Speaker
Description
Small scale vortices in the solar atmosphere have received increasing attention in recent years. They are ubiquitous at photospheric and chromospheric levels and are a viable candidate mechanism for the exchange of waves, energy, and mass with the upper solar atmosphere.
In order to identify and study the dynamics of these vortices, we seek a suitable mathematical criterion for which an evolution equation exists. The vorticity and vorticity equation would be the classical options for this task. However, it is now well known that they can be biased by shear flows. Therefore, we adopt the swirling strength criterion, a generalisation of the vorticity, for which we derived an evolution equation from the basic equations of (magneto)hydrodynamics. We suggest the swirling strength and its dynamical equation as a novel tool for the analysis of vortex dynamics in numerical simulations.

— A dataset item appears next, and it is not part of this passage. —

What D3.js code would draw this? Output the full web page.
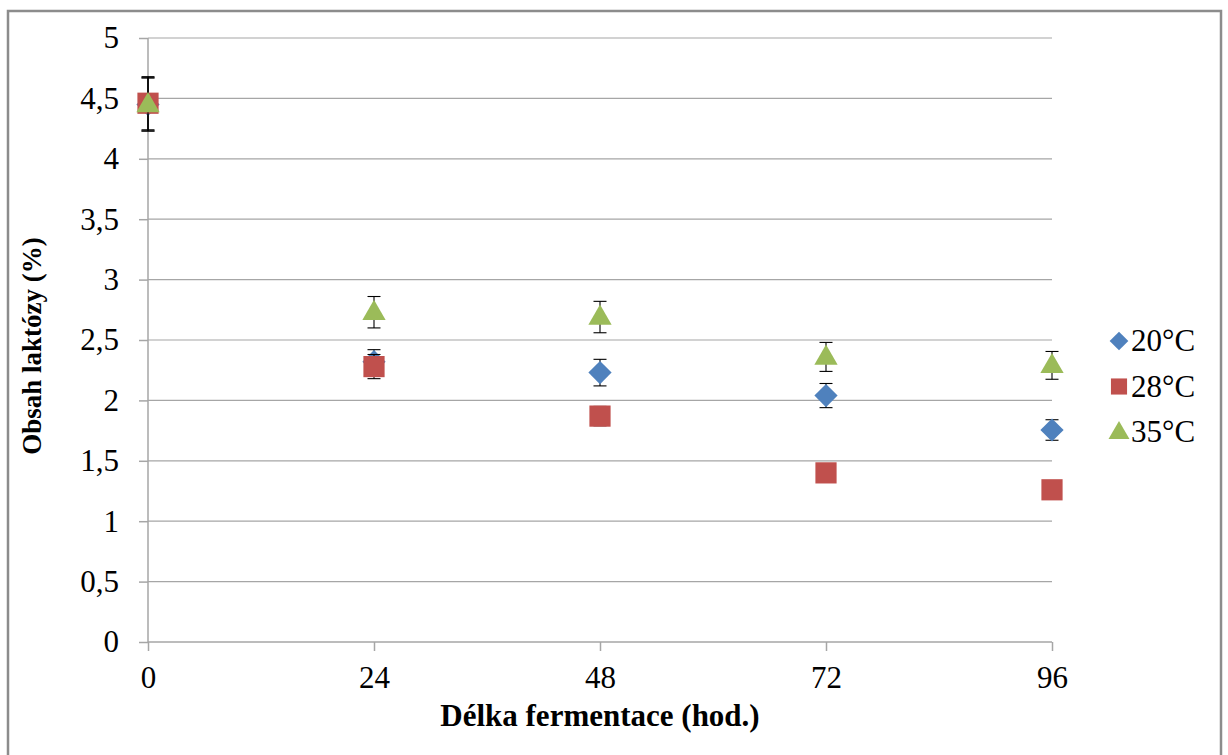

We apply this novel tool to realistic numerical simulations of a small portion of the solar atmosphere realized with the radiative magnetohydrodynamic code CO5BOLD. We find a tight relation between unidirectional, vertical swirling motions and torsional magnetic field perturbations, which propagate upward at local Alfvén speed and are driven by magnetic tension forces. All together, these are clear characteristics of torsional Alfvén waves in the form of compact wave-packets or unidirectional pulses. These pulses naturally arise from a self-consistent numerical simulation of the solar atmosphere and we estimated the mean Poynting flux at the bottom of the chromosphere.